Given CEO James Sutherland's confusing (and perhaps confused) interview with ESPNCricinfo recently, the grassroots volunteers at the coalface remain steadfastly sceptical and scornful of what may emerge from the mess that is currently Australian cricket.

Something fishy
Sutherland claims that he turned off his television at the end of the third day of the infamous Cape Town Test and therefore did not see footage of Cameron Bancroft's ball tampering incident. So here's my problem with that version of the story; I myself watched those events unfolding "live" and the damning footage was aired a long time before the end of play.

In fact, it was my 13-year-old daughter who woke me up to tell me that something fishy was going on, long before the footage had even emerged. She was triggered by the unusual way that Bancroft was shining the ball and she immediately felt that something was amiss. We then started watching it intently so when the commentators finally blew the whistle, it came as no surprise to us. With that much excitement around, I woke up the rest of my family and we watched the final session of play and then stayed awake till perhaps 3 am (4 am in Melbourne where Sutherland lives) because we knew that the post-match press conference was going to change the face of cricket forever.

Let's get a few facts straight here. If Sutherland had switched off at the end of play, he must have known there was a massive storm brewing. The entire last session of play was consumed by these unfolding events. So we are to believe that the CEO of an organisation under siege blithely switched off his TV and drifted into a peaceful slumber when he knew that a major cheating incident was afoot? If that is true, then questions need to be asked of whether that is appropriate leadership.
He also claims that he allegedly switched off his TV at about midnight.

Given the different time zones between Cape Town and Melbourne, midnight would almost have been before the tea interval. So either he never watched the cricket until close of play or he did watch to the bitter end, witnessed everything and still chose to retire to his warm bed. The timelines simply don't add up. Like most of the events that transpired in Cape Town, truth appears to have been the first casualty.

"I'd like to think that my judgment and possibly influence would have meant that the media conference would have gone slightly differently. As we know, that was part of the penalty and the severity of the penalty, was to some extent related or at least was consequential in terms of how that was handled - not telling the truth, or not telling the whole truth." If his recollection is accurate (that he watched till the end of play and then switched off), then his judgement must indeed be called into question. It is inconceivable that a CEO who had just seen the biggest scandal in his career (and there have been a few!) would go to bed and not stay awake till the press conference, let alone be working the phones like crazy, trying desperately to stem the bleeding.

Blaming the opposition
Later in the interview, he tries to explain what may have led to the players taking the extreme measure of cheating. "There were lots of other things going on, and some disgraceful behaviour during the Port Elizabeth Test, provocation by opposition fans but also administrators from the opposition team."

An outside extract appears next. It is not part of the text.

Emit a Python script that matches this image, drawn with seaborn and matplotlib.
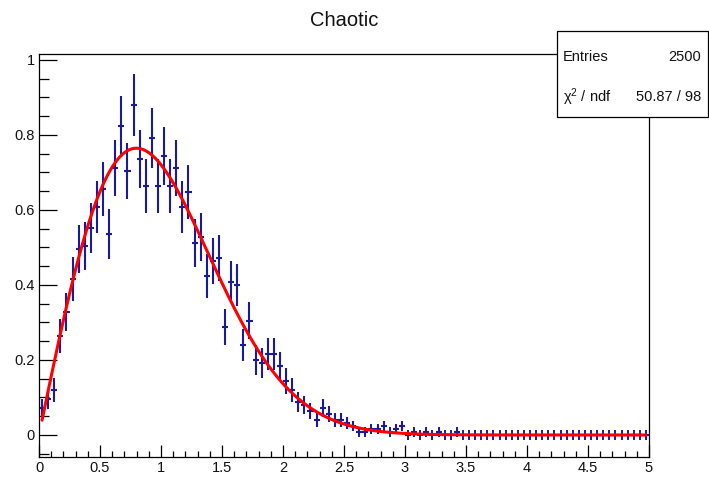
import numpy as np
import pandas as pd
import matplotlib
matplotlib.use("Agg")
import matplotlib.pyplot as plt
from matplotlib.patches import Rectangle
from matplotlib.ticker import MultipleLocator, FormatStrFormatter
import seaborn as sns

# ---- histogram definition -------------------------------------------------
TITLE = "Chaotic"
ENTRIES = 2500
CHI2_NDF = "50.87 / 98"
X_LOW, X_HIGH, N_BINS = 0.0, 5.0, 100

# raw bin contents (entries per bin), bins 0..99
counts = [
    9, 12, 15, 33, 41, 52, 62, 63, 69, 76, 82, 67, 89, 103,
    88, 110, 92, 83, 99, 83, 93, 83, 89, 76, 81, 64, 66, 53,
    58, 59, 36, 51, 50, 30, 38, 25, 24, 27, 27, 23, 18,
    15, 11, 10, 8, 5, 9, 7, 5, 5, 4, 3, 1,
    1, 2, 2, 3, 1, 2, 3, 0, 1, 0, 1, 0, 1, 0, 0, 1,
] + [0] * 31

# fitted Wigner-type model  f(s) = A * s * exp(-B * s^2)
FIT_A = 1.58
FIT_B = 0.785

x_ticks_major = 0.5
y_ticks_major = 0.2

# ---- derived quantities ---------------------------------------------------
counts = np.array(counts, dtype=float)
width = (X_HIGH - X_LOW) / N_BINS
centers = X_LOW + width * (np.arange(N_BINS) + 0.5)
norm = ENTRIES * width
density = counts / norm
errors = np.sqrt(counts) / norm

hist_df = pd.DataFrame({"s": centers, "p": density, "err": errors})
s_fit = np.linspace(centers[0], centers[-1], 500)
fit_df = pd.DataFrame({"s": s_fit, "f": FIT_A * s_fit * np.exp(-FIT_B * s_fit ** 2)})

# ---- styling --------------------------------------------------------------
sns.set_theme(style="white")
plt.rcParams["font.family"] = ["Liberation Sans", "DejaVu Sans"]
plt.rcParams["mathtext.fontset"] = "custom"
plt.rcParams["mathtext.rm"] = "Liberation Sans"
plt.rcParams["mathtext.it"] = "Liberation Sans"

BLUE = "#1a1a9e"
W, H = 709, 478
fig = plt.figure(figsize=(W / 100, H / 100), dpi=100)
fig.patch.set_facecolor("white")

left, right, top, bottom = 39, 649, 54, 457
ax = fig.add_axes([left / W, 1 - bottom / H, (right - left) / W, (bottom - top) / H])
ax.set_facecolor("white")

# histogram with statistical errors
ax.errorbar(hist_df["s"], hist_df["p"], xerr=width / 2, yerr=hist_df["err"],
            fmt="none", ecolor=BLUE, elinewidth=1.5, capsize=0, zorder=2)
ax.plot(hist_df["s"], hist_df["p"], ls="none", marker="|", ms=6.5, mew=1.4,
        color=BLUE, zorder=2)

# fitted curve
sns.lineplot(data=fit_df, x="s", y="f", color="#ff0000", lw=2.2, ax=ax,
             zorder=3, sort=False)

ax.set_xlim(X_LOW, X_HIGH)
ax.set_ylim(-0.0587, 1.016)
ax.set_xlabel("")
ax.set_ylabel("")

ax.xaxis.set_major_locator(MultipleLocator(x_ticks_major))
ax.xaxis.set_minor_locator(MultipleLocator(0.1))
ax.yaxis.set_major_locator(MultipleLocator(y_ticks_major))
ax.yaxis.set_minor_locator(MultipleLocator(0.05))
ax.xaxis.set_major_formatter(FormatStrFormatter("%g"))
ax.yaxis.set_major_formatter(FormatStrFormatter("%g"))

ax.tick_params(axis="x", which="major", direction="in", length=8.6, width=0.9,
               color="black", labelsize=10.5, pad=3, labelcolor="#111111",
               bottom=True, top=False)
ax.tick_params(axis="x", which="minor", direction="in", length=4.5, width=0.9,
               color="black", bottom=True, top=False)
ax.tick_params(axis="y", which="major", direction="in", length=13, width=0.9,
               color="black", labelsize=10.5, pad=3, labelcolor="#111111",
               left=True, right=False)
ax.tick_params(axis="y", which="minor", direction="in", length=7, width=0.9,
               color="black", left=True, right=False)

for sp in ax.spines.values():
    sp.set_color("black")
    sp.set_linewidth(0.9)

# title
fig.text((left + right) / 2 / W, 1 - 20 / H, TITLE, ha="center", va="center",
         fontsize=14.5, color="#111111")

# statistics box
bx0, bx1, by0, by1 = 557, 708, 31, 117
fig.add_artist(Rectangle((bx0 / W, 1 - by1 / H), (bx1 - bx0) / W, (by1 - by0) / H,
                         transform=fig.transFigure, facecolor="white",
                         edgecolor="black", lw=0.9, zorder=5))
fig.text(563 / W, 1 - 57 / H, "Entries", ha="left", va="center",
         fontsize=10.5, zorder=6, color="#111111")
fig.text(701 / W, 1 - 57 / H, f"{ENTRIES}", ha="right", va="center",
         fontsize=10.5, zorder=6, color="#111111")
fig.text(563 / W, 1 - 97 / H, r"χ$^{2}$ / ndf", ha="left", va="center",
         fontsize=10.5, zorder=6, color="#111111")
fig.text(701 / W, 1 - 97 / H, CHI2_NDF, ha="right", va="center",
         fontsize=10.5, zorder=6, color="#111111")

fig.savefig("out.png", dpi=100, facecolor="white")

So the insinuation was that this was partly South Africa's fault? In the lead-up to Cape Town, does he concede that the behaviour of the Australian team may have played some small part in the tense and ugly atmosphere that prevailed? If not, then why bother with a Culture Review? Just place a blanket ban on sandpaper purchases and be done with it!

To reference opposition fans is an absolute joke to any Indian fan who have attended cricket matches in Australia recently. The behaviour, not just from drunken louts, in Australian cricket stadiums has been disgraceful. When David Warner incites the natives by referring to a Test match as akin to "war", Sutherland's marketing machine rubbed their hands in glee as they watched the turnstiles clicking over.

Poor Stuart Broad
When the Courier Mail, Brisbane's local tabloid, called for the crowd to verbally target Stuart Broad, I don't recall Sutherland describing the local fans as "provocative". What was Broad's alleged crime? He didn't walk when the umpire gave him not out? If that is the yardstick for cheating, most countries, especially Australia, would not be able to field a team! Anyone remember Andrew Symonds edging Ishant Sharma in Sydney in 2008 and then going on to score a big hundred?

Sutherland was CEO then too but may have switched off his TV just before that incident! India will arrive soon, to a cricket culture that is caught betwixt and between. If performances continue to slide, do not expect Cultural Reviews to dramatically change the spirit of the series. As much as people in India may be sceptical of the BCCI, the rank and file soldiers of the Australian cricket community have lost faith in the parent organisation to the point where they too may just switch off their TV. The lights may be on but nobody's home.